Map the employee's current skills, strengths, and knowledge. Be specific. Don't just say "strong communicator." Identify that they're excellent at written communication and stakeholder presentations but less comfortable with difficult one-on-one conversations. Use the organization's competency framework if one exists. Look at recent project outcomes, peer feedback, and self-assessments. The gap between current abilities and the abilities needed for their desired role defines the development plan.
The sweet spot for development is where what the employee wants to learn intersects with what the organization needs. An employee who wants to learn data analysis, working in a team that's trying to become more data-driven, is a perfect alignment. When alignment doesn't exist naturally, get creative. Maybe the employee's desired skills don't match their current team's needs, but another team has a project that would be a perfect stretch assignment. Cross-functional opportunities are underused development tools in most organizations.
Turn aspirations into a concrete plan. Good development actions include on-the-job learning (70% of development happens through experience, per the 70-20-10 model), mentoring or coaching relationships (20%), and formal training or education (10%). For each action, define: what the employee will do, what resources they need, what the manager will do to support them, and when they'll revisit progress. A development plan with no timeline is a wish list, not a plan.
Schedule follow-up conversations specifically about development progress. Don't let development items get buried under operational updates in your regular one-on-ones. Many managers set aside one conversation per quarter that's purely about development. Between those, check in informally: "How's the SQL course going?" or "Did the meeting with the product team give you a sense of whether that's the direction you want to go?" When employees see their manager actively tracking and supporting their development, it reinforces that these conversations aren't just lip service.

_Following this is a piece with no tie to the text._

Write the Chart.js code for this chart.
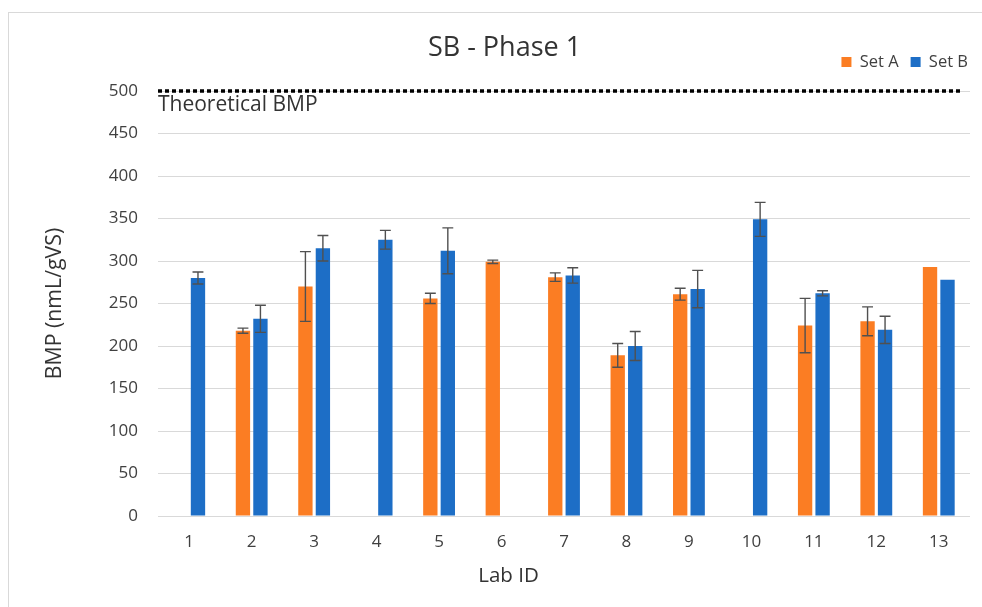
<!DOCTYPE html>
<html><head><meta charset="utf-8">
<script src="https://cdn.jsdelivr.net/npm/chart.js@4.4.1/dist/chart.umd.min.js"></script>
<style>
html,body{margin:0;padding:0;background:#fff;overflow:hidden;width:982px;height:607px;}
#frame{position:absolute;left:8px;top:12px;width:1000px;height:620px;border-left:1px solid #d9d9d9;border-top:1px solid #d9d9d9;}
#wrap{position:absolute;left:9px;top:13px;width:991px;height:594px;}
</style></head><body>
<div id="frame"></div>
<div id="wrap"><canvas id="c" width="991" height="594"></canvas></div>
<script>
// ---- data ----
const labIds = ['1','2','3','4','5','6','7','8','9','10','11','12','13'];
const setA = [null, 218, 270, null, 256, 299, 281, 189, 261, null, 224, 229, 293];
const setB = [280, 232, 315, 325, 312, null, 283, 200, 267, 349, 262, 219, 278];
const errA = [null, 3, 41, null, 6, 2, 5, 14, 7, null, 32, 17, null];
const errB = [7, 16, 15, 11, 27, null, 9, 17, 22, 20, 3, 16, null];
const theoreticalBMP = 500;
const theoreticalLabel = 'Theoretical BMP';
const yTicks = { min: 0, max: 500, step: 50 };

const FONT = '"Open Sans"';
Chart.defaults.font.family = FONT;

const errorBars = {
  id: 'errorBars',
  afterDatasetsDraw(chart) {
    const ctx = chart.ctx, y = chart.scales.y;
    const errs = [errA, errB];
    chart.data.datasets.forEach((ds, i) => {
      const meta = chart.getDatasetMeta(i);
      meta.data.forEach((bar, j) => {
        const v = ds.data[j], e = errs[i][j];
        if (v == null || e == null) return;
        const top = y.getPixelForValue(v + e), bot = y.getPixelForValue(v - e);
        const cw = bar.width * 0.38;
        ctx.save();
        ctx.strokeStyle = '#505050';
        ctx.lineWidth = 1.4;
        ctx.beginPath();
        ctx.moveTo(bar.x, top); ctx.lineTo(bar.x, bot);
        ctx.moveTo(bar.x - cw, top); ctx.lineTo(bar.x + cw, top);
        ctx.moveTo(bar.x - cw, bot); ctx.lineTo(bar.x + cw, bot);
        ctx.stroke();
        ctx.restore();
      });
    });
  }
};

const theoretical = {
  id: 'theoretical',
  afterDatasetsDraw(chart) {
    const { ctx, chartArea: a, scales: { y } } = chart;
    const py = y.getPixelForValue(theoreticalBMP);
    ctx.save();
    ctx.setLineDash([4, 3]);
    ctx.lineWidth = 3.5;
    ctx.strokeStyle = '#000';
    ctx.beginPath();
    ctx.moveTo(a.left, py);
    ctx.lineTo(a.right - 0.01 * (a.right - a.left), py);
    ctx.stroke();
    ctx.setLineDash([]);
    ctx.font = '21px ' + FONT;
    ctx.fillStyle = '#333';
    ctx.textAlign = 'left';
    ctx.textBaseline = 'alphabetic';
    ctx.fillText(theoreticalLabel, a.left, py + 20);
    ctx.restore();
  }
};

const xTitle = {
  id: 'xTitle',
  afterDraw(chart) {
    const { ctx, chartArea: a } = chart;
    const t = chart.options.scales.x.title;
    ctx.save();
    ctx.font = '20.5px ' + FONT;
    ctx.fillStyle = '#333';
    ctx.textAlign = 'center';
    ctx.textBaseline = 'alphabetic';
    ctx.fillText(t.text, chart.width / 2 + 4, a.bottom + 66);
    ctx.restore();
  }
};

new Chart(document.getElementById('c'), {
  type: 'bar',
  data: {
    labels: labIds,
    datasets: [
      { label: 'Set A', data: setA, backgroundColor: '#FB7D23', categoryPercentage: 0.56, barPercentage: 0.82 },
      { label: 'Set B', data: setB, backgroundColor: '#1D6EC6', categoryPercentage: 0.56, barPercentage: 0.82 }
    ]
  },
  options: {
    responsive: false,
    animation: false,
    devicePixelRatio: 1,
    layout: { padding: { left: 20, right: 20, top: 0, bottom: 0 } },
    plugins: {
      title: {
        display: true, text: 'SB - Phase 1', color: '#333',
        font: { size: 27, weight: 'normal' },
        padding: { top: 18.8, bottom: -22.45 }
      },
      legend: {
        display: true, position: 'top', align: 'end',
        labels: { boxWidth: 10, boxHeight: 10, padding: 12, color: '#404040', font: { size: 16.5 } }
      },
      subtitle: {
        display: true, text: ' ', weight: 500,
        font: { size: 1 }, padding: { top: 9.55, bottom: 0 }
      },
      tooltip: { enabled: false }
    },
    scales: {
      x: {
        grid: { display: false },
        border: { display: false },
        ticks: { color: '#404040', font: { size: 17 }, padding: 8 },
        title: { display: false, text: 'Lab ID' },
        afterFit(s) { s.height = 91; }
      },
      y: {
        min: yTicks.min, max: yTicks.max,
        ticks: { stepSize: yTicks.step, color: '#404040', font: { size: 17 }, padding: 20 },
        grid: { color: '#d9d9d9', lineWidth: 1, drawTicks: false },
        border: { display: false },
        title: { display: true, text: 'BMP (nmL/gVS)', color: '#333', font: { size: 21.3 }, padding: { top: 13, bottom: 0 } },
        afterFit(s) { s.width = 129; }
      },
      yRight: {
        type: 'linear', position: 'right', display: true,
        grid: { display: false }, border: { display: false }, ticks: { display: false },
        afterFit(s) { s.width = 10; }
      }
    }
  },
  plugins: [errorBars, theoretical, xTitle]
});
</script>
</body></html>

The questions you ask should match where the employee is in their career. A new graduate exploring options needs different prompts than a senior leader preparing for an executive role.
Focus on exploration and skill building. Ask: "What parts of your work do you enjoy most? What parts drain you?" "What skills do you want to develop in the next year?" "Is there someone on the team or in the company whose career path interests you?" "What's one thing you'd like to try that's outside your current role?" Early-career employees often don't know what they want yet, and that's fine. The goal is exposure and experimentation, not a locked-in career plan.

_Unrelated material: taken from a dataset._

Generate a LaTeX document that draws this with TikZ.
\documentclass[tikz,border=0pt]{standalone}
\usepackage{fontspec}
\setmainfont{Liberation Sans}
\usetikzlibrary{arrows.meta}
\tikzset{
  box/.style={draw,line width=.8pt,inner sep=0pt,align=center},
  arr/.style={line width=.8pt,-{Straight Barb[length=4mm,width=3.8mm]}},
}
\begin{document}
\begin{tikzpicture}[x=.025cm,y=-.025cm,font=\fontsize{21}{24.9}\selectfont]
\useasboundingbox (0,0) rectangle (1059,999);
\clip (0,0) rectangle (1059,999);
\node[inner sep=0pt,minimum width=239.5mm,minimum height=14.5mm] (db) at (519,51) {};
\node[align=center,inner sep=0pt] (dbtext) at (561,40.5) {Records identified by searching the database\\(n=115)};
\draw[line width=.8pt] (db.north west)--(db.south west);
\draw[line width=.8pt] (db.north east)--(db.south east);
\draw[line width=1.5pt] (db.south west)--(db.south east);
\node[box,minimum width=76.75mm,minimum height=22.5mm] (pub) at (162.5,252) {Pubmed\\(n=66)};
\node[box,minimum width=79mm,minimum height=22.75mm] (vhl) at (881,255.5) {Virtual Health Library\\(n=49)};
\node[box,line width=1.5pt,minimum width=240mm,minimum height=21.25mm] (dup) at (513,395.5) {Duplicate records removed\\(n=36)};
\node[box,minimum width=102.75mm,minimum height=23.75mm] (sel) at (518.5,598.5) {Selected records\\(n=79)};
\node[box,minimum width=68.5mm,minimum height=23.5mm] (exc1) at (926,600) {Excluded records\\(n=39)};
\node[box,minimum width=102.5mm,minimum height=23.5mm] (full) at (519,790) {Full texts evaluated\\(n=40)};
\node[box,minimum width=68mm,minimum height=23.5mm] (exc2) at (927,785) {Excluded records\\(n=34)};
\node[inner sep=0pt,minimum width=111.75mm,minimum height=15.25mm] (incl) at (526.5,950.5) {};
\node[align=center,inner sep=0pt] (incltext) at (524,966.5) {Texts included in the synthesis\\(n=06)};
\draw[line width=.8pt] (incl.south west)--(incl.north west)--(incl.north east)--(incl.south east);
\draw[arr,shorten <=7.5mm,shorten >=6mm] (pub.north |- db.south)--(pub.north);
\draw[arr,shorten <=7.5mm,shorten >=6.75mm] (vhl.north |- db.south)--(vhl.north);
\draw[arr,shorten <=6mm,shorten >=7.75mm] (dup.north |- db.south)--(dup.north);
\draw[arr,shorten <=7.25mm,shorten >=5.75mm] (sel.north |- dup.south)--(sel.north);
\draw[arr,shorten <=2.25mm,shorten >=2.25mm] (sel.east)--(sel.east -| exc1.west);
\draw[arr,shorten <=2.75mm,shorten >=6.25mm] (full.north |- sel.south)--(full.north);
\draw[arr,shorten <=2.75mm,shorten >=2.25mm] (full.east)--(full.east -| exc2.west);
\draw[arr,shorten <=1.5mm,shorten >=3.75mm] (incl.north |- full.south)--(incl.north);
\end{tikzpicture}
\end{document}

Focus on specialization, leadership, and strategic direction. Ask: "Do you see yourself growing deeper as a specialist or broader as a generalist/leader?" "What's the most valuable thing you've learned in the past year?" "If a role opened up at the next level, what would you need to be ready for it?" "Are there cross-functional or cross-geography experiences that would round out your skill set?" Mid-career employees are often deciding between the management track and the individual contributor track. Help them explore both without pressure.

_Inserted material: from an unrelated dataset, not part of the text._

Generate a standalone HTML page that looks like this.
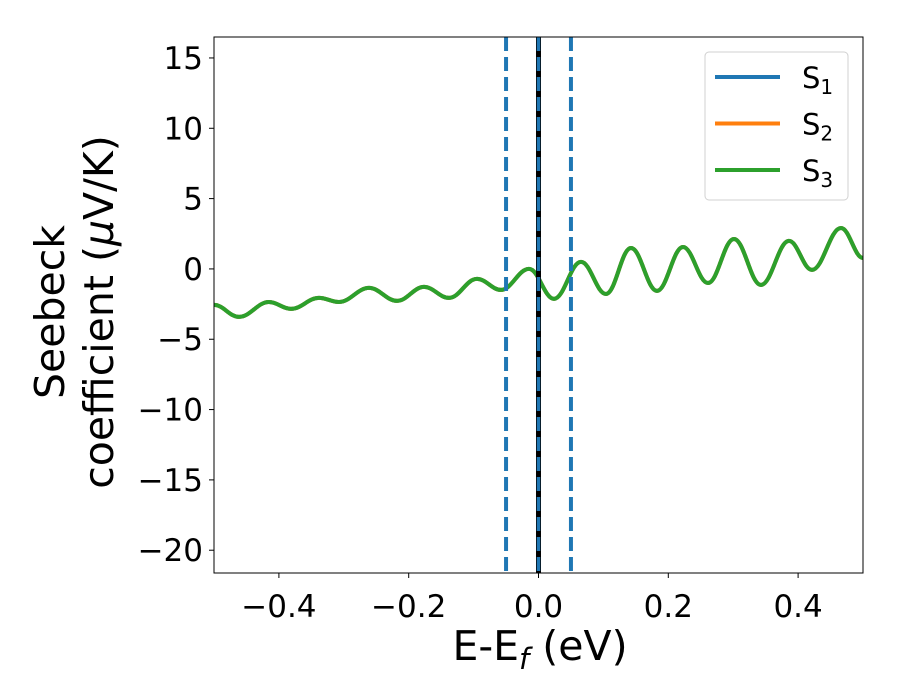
<!DOCTYPE html>
<html><head><meta charset="utf-8"><style>
body{margin:0;background:#fff}
svg{display:block;font-family:"DejaVu Sans","Liberation Sans",sans-serif}
</style></head><body>
<svg id="chart" width="900" height="700">
  <rect x="0" y="0" width="900" height="700" fill="#fff"/>
</svg>
<script>
const xData = [-0.5,-0.4615,-0.4153,-0.3814,-0.3382,-0.3074,-0.2612,-0.2180,-0.1764,-0.1379,-0.0948,-0.0578,-0.0146,0.0239,0.0655,0.1040,0.1425,0.1826,0.2227,0.2612,0.3012,0.3428,0.3860,0.4214,0.4661,0.5];
const s3Values = [-2.56,-3.41,-2.35,-2.84,-2.06,-2.35,-1.35,-2.27,-1.28,-2.06,-0.71,-1.49,0.0,-2.13,0.50,-1.78,1.49,-1.56,1.56,-1.0,2.13,-1.14,1.99,-0.07,2.91,0.78];
const xTicks = [-0.4,-0.2,0.0,0.2,0.4];
const xTickLabels = ["\u22120.4","\u22120.2","0.0","0.2","0.4"];
const yTicks = [15,10,5,0,-5,-10,-15,-20];
const yTickLabels = ["15","10","5","0","\u22125","\u221210","\u221215","\u221220"];
const vLines = [-0.05,0.05];
const legendLabels = [["S","1"],["S","2"],["S","3"]];
const legendColors = ["#1f77b4","#ff7f0e","#2ca02c"];

const L=214,R=863,T=37,B=573;
const xMin=-0.5,xMax=0.5,yMin=-21.62,yMax=16.49;
const sx=v=>L+(v-xMin)/(xMax-xMin)*(R-L);
const sy=v=>B-(v-yMin)/(yMax-yMin)*(B-T);
const svg=document.getElementById('chart');
const NS='http://www.w3.org/2000/svg';
function mk(tag,attrs,parent){const e=document.createElementNS(NS,tag);for(const k in attrs)e.setAttribute(k,attrs[k]);(parent||svg).appendChild(e);return e;}

const clip=mk('clipPath',{id:'pc'});mk('rect',{x:L,y:T,width:R-L,height:B-T},clip);

let d='M'+sx(xData[0])+','+sy(s3Values[0]);
for(let i=1;i<xData.length;i++){
  const x0=sx(xData[i-1]),y0=sy(s3Values[i-1]),x1=sx(xData[i]),y1=sy(s3Values[i]);
  const dx=(x1-x0)/2.6;
  d+=` C${x0+dx},${y0} ${x1-dx},${y1} ${x1},${y1}`;
}
const g=mk('g',{'clip-path':'url(#pc)'});


['#1f77b4','#ff7f0e','#2ca02c'].forEach((c,i)=>{
  const p=mk('path',{d:d,fill:'none',stroke:c,'stroke-width':4},g);
  
  
});
const zl=mk('line',{x1:sx(0),x2:sx(0),y1:T,y2:B,stroke:'#000','stroke-width':5},g);


const zb=mk('line',{x1:sx(0),x2:sx(0),y1:T,y2:B,stroke:'#1f77b4','stroke-width':3.5,'stroke-dasharray':'14,6'},g);


vLines.forEach((v,i)=>{
  const l=mk('line',{x1:sx(v),x2:sx(v),y1:T,y2:B,stroke:'#1f77b4','stroke-width':4,'stroke-dasharray':'14,6'},g);
  
  
});

const fr=mk('rect',{x:L,y:T,width:R-L,height:B-T,fill:'none',stroke:'#000','stroke-width':1});



xTicks.forEach((v,i)=>{
  const t=mk('line',{x1:sx(v),x2:sx(v),y1:B,y2:B+5,stroke:'#000','stroke-width':1});
  
  
  const tx=mk('text',{x:sx(v),y:B+44,'font-size':31,'text-anchor':'middle'});
  tx.textContent=xTickLabels[i];
  
  
});
yTicks.forEach((v,i)=>{
  const t=mk('line',{x1:L-5,x2:L,y1:sy(v),y2:sy(v),stroke:'#000','stroke-width':1});
  
  
  const tx=mk('text',{x:L-11,y:sy(v)+11,'font-size':31,'text-anchor':'end'});
  tx.textContent=yTickLabels[i];
  
  
});

const xt=mk('text',{x:540,y:660,'font-size':41,'text-anchor':'middle'});
xt.innerHTML='E-E<tspan font-size="29" dy="9" font-style="italic">f</tspan><tspan dy="-9"> (eV)</tspan>';


const yt=mk('text',{x:0,y:0,'font-size':41,'text-anchor':'middle',transform:'translate(64,312) rotate(-90)'});
yt.innerHTML='<tspan x="0" dy="0">Seebeck</tspan><tspan x="0" dy="49">coefficient  (<tspan font-style="italic">μ</tspan>V/K)</tspan>';



const lg=mk('g',{});


mk('rect',{x:705,y:52,width:143,height:148,rx:4,fill:'#fff','fill-opacity':0.8,stroke:'#d0d0d0','stroke-width':1},lg);
legendLabels.forEach((lab,i)=>{
  const y=77+i*46.5;
  const e=mk('g',{},lg);
  
  
  mk('line',{x1:715,x2:780,y1:y,y2:y,stroke:legendColors[i],'stroke-width':4},e);
  const t=mk('text',{x:802,y:y+11,'font-size':29},e);
  t.innerHTML=lab[0]+'<tspan font-size="20" dy="6">'+lab[1]+'</tspan>';
});
</script>
</body></html>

Focus on legacy, mentorship, and reinvention. Ask: "What impact do you want to have in the next chapter of your career?" "Are there emerging areas (AI, sustainability, new markets) that interest you?" "How can we create opportunities for you to mentor and develop others?" "Is there anything about your current role that no longer challenges you?" Senior employees sometimes feel they've "topped out." Development conversations at this stage need to explore horizontal growth, advisory roles, and thought leadership, not just the next promotion.
Having a development conversation is a skill in itself. Many managers were promoted for their technical ability, not their coaching ability, and they need specific training to do this well.
A simple template that converts development conversation outcomes into a trackable plan. This should be co-owned by the manager and employee.
| Element | Details | Example |
|---|---|---|
| Career aspiration | Employee's stated direction (1 to 3 year view) | Move into a product management role within 18 months |
| Key skill gaps | Top 2 to 3 skills needed to reach the aspiration | User research methodology, roadmap prioritization, stakeholder management |
| Learning actions (70% experience) | On-the-job opportunities | Shadow PM team for Q2 product launch, lead one customer discovery session by June |
| Learning actions (20% relationships) | Mentoring, coaching, peer learning | Monthly mentoring sessions with Sarah (Senior PM), join product community of practice |
| Learning actions (10% formal) | Courses, certifications, conferences | Complete Product School micro-certification by September |
| Manager support commitments | What the manager will do | Introduce to PM Director, protect 4 hours/week for PM shadowing, advocate for internal transfer when ready |
| Review cadence | When progress will be discussed | Dedicated development check-in every 6 weeks, full plan review quarterly |
Data that links development conversations to engagement, retention, and business outcomes.
Telling managers to "have more development conversations" rarely works. HR needs to build the infrastructure that makes these conversations happen consistently.
Generic management training doesn't cover this skill well enough. Create dedicated workshops where managers practice having development conversations using role-plays with feedback. Focus on the specific skills: asking open-ended questions, connecting aspirations to opportunities, and creating actionable plans. Make the training experiential, not just informational.
Managers can't offer stretch assignments, project rotations, or mentoring connections if they don't know what's available. Create visibility into open projects, cross-functional initiatives, mentoring programs, and internal mobility options. Companies like Unilever and Schneider Electric use internal talent marketplaces (Gloat, Fuel50) that let employees discover opportunities matched to their skills and aspirations.
Include "conducts regular development conversations" as a criterion in management performance evaluations. Track frequency through your performance management platform. Share anonymous engagement data showing which teams feel their development is supported and which don't. What gets measured gets done. If development conversations aren't expected and tracked, they'll always lose to operational urgencies.